Напряжение толпы росло, духовенство стало спускаться с паперти, а бедняга фотограф на своей вышке делал отчаянные усилия, чтобы не прозевать момент, и когда, казалось, на колокольне и на вышке все силы были исчерпаны, в воротах показалась голова траурной процессии. Впереди всех шел торжественным, мерным шагом огромный тамбурмажор, одетый в белый, фантастический костюм, с широкой серебряной перевязью через плечо, в «наполеоновской» треуголке; он с великим достоинством, знанием дела, с сознанием ответственности своей роли дирижировал булавой, обращаясь то в сторону фотографа, то к воротам, откуда медленно выплывало печальное шествие: шли попарно факельщики в белых ливреях, треуголках, с перевитыми флёром зажженными фонарями, за ними шли певчие в парадных кафтанах, исполняя печальные песнопения, за певчими — духовенство в светлых облачениях, наконец показался в воротах, колыхаясь множеством перьев, гирлянд электрических лампочек, огромный белый катафалк, похожий на «киворий» католического собора, с покрытым золотой парчой гробом.

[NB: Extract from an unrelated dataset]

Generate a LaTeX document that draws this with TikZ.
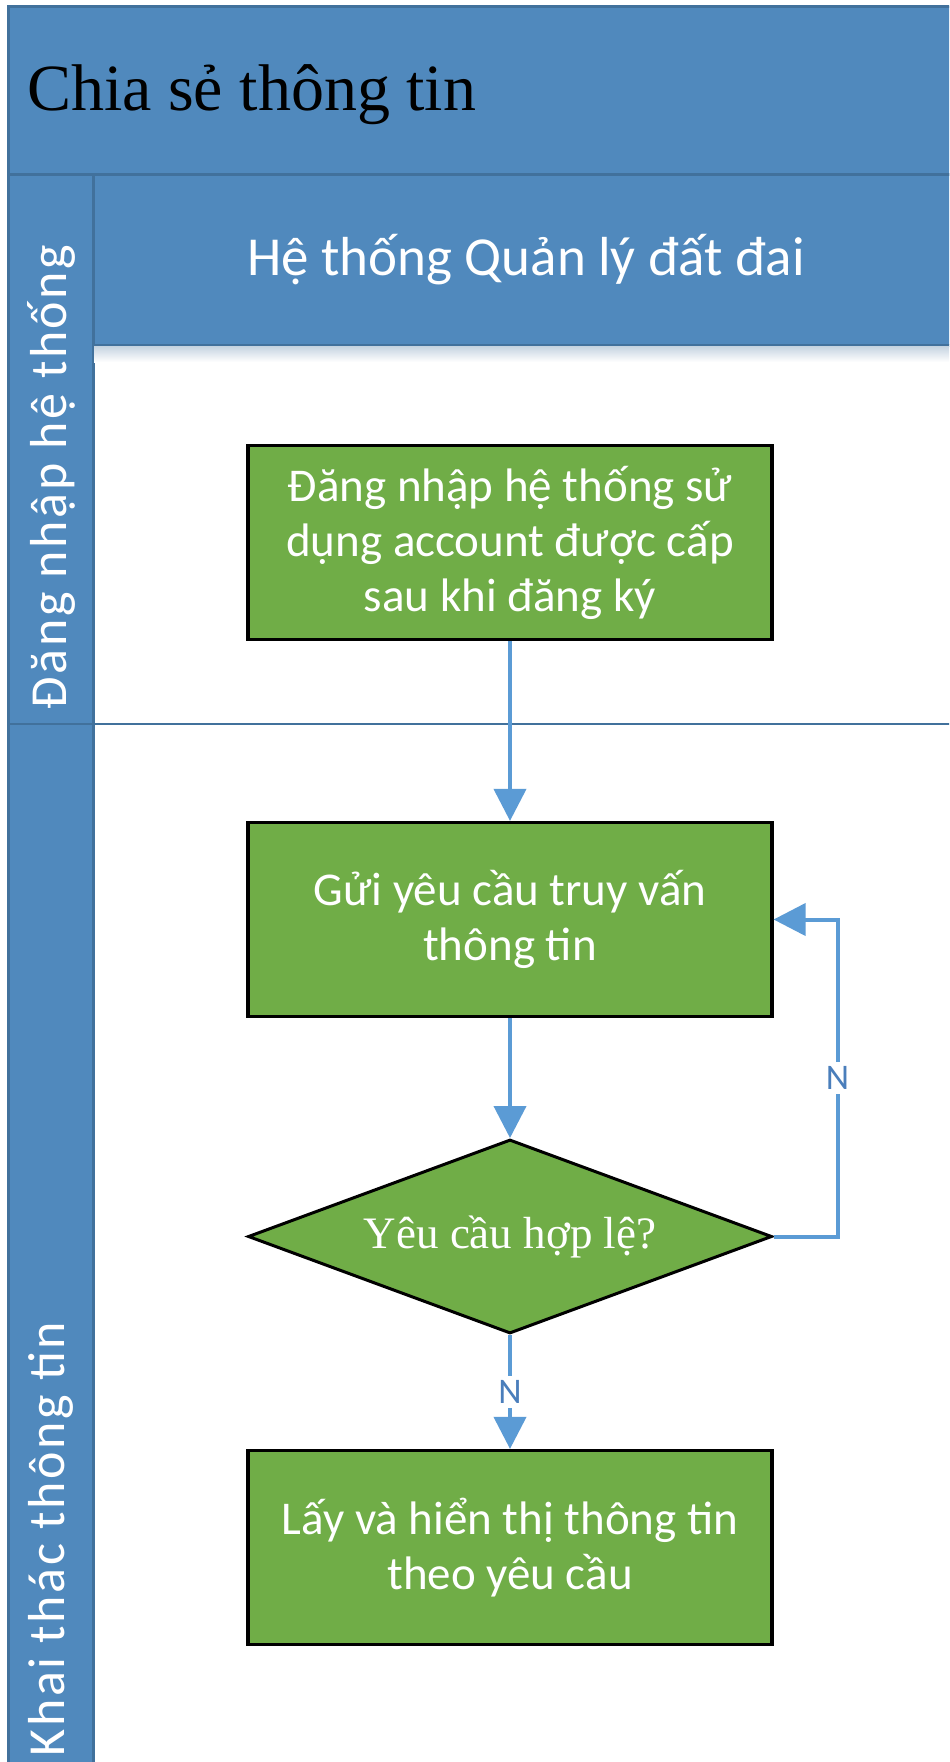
\documentclass[tikz,border=0pt]{standalone}
\usepackage{fontspec}
\setmainfont{Liberation Serif}
\newfontfamily\calibri{Carlito}
\newfontfamily\calibriwide{Carlito}[LetterSpace=5]
\usetikzlibrary{arrows.meta,shapes.geometric}
\definecolor{lanefill}{RGB}{80,137,189}
\definecolor{laneline}{RGB}{65,113,156}
\definecolor{stepgreen}{RGB}{112,173,71}
\definecolor{flowblue}{RGB}{91,155,213}
\definecolor{labelblue}{RGB}{74,126,187}
\begin{document}
\begin{tikzpicture}[x=0.5pt,y=-0.5pt,
    lane/.style={fill=lanefill, draw=laneline, line width=1.5pt},
    lanelabel/.style={rotate=90, text=white, font=\calibriwide\fontsize{26}{30}\selectfont},
    stepbox/.style={draw=black, line width=1.6pt, fill=stepgreen, text=white, align=center,
        minimum width=262pt, minimum height=97pt, inner sep=0pt,
        font=\calibri\fontsize{23.5}{27.5}\selectfont},
    decide/.style={diamond, aspect=2.7, draw=black, line width=1.5pt, fill=stepgreen, text=white,
        minimum width=262pt, minimum height=97pt, inner sep=0pt, font=\fontsize{22.5}{26}\selectfont},
    flow/.style={draw=flowblue, line width=2pt, -{Triangle[length=16pt,width=16pt]}},
    flowlabel/.style={fill=white, text=labelblue, inner sep=2pt, font=\calibri\fontsize{18}{20}\selectfont}]
    \useasboundingbox (0,0) rectangle (949,1762);
    \clip (0,0) rectangle (949,1762);
    \fill[white] (0,0) rectangle (949,1762);
    % swimlanes
    \filldraw[lane] (8,6) rectangle (970,174);
    \filldraw[lane] (8,174) rectangle (93,1780);
    \filldraw[lane] (93,174) rectangle (970,345);
    \shade[top color=laneline!30, bottom color=white] (94,346.5) rectangle (970,362);
    \draw[laneline, line width=1pt] (8,724) -- (970,724);
    \node[anchor=west, font=\fontsize{33}{40}\selectfont] (title) at (20,95) {Chia sẻ thông tin};
    \node[text=white, font=\calibri\fontsize{27.5}{33}\selectfont] (pool) at (526,260) {Hệ thống Quản lý đất đai};
    \node[lanelabel] (lanea) at (51,477) {Đăng nhập hệ thống};
    \node[lanelabel] (laneb) at (51,1539) {Khai thác thông tin};
    % steps
    \node[stepbox] (login) at (510,542.5) {Đăng nhập hệ thống sử\\dụng account được cấp\\sau khi đăng ký};
    \node[stepbox] (ask) at (510,919.5) {Gửi yêu cầu truy vấn\\thông tin};
    \node[decide] (valid) at (510,1236.5) {Yêu cầu hợp lệ?};
    \node[stepbox] (show) at (510,1547.5) {Lấy và hiển thị thông tin\\theo yêu cầu};
    \draw[flow] (login) -- (ask);
    \draw[flow] (ask) -- (valid);
    \draw[flow] (valid.east) -- ++(64,0) |- (ask.east) node[flowlabel, pos=0.25] {N};
    \draw[flow] (valid) -- (show) node[flowlabel, midway] {N};
\end{tikzpicture}
\end{document}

Катафалк вез четверик добрых коней в белых, длинных попонах с султанами из перьев и электрических лампочек между ушей.
По мановению жезла величественного тамбурмажора процессия подалась влево и стала профилем к неистовому фотографу, стала так, чтобы он мог видеть и неутешную вдову почившего, — а она, закутанная вся в крепе, в каких-то черных бусах, беспомощно, изнемогая от горя, всей тяжестью своей повисла на руки двух «превосходительств», штатского и военного. Позади шла толпа друзей и почитателей почившего. Шествие остановилось, замерло на месте. Энтузиаст-фотограф мог теперь запечатлеть для потомства печальное событие.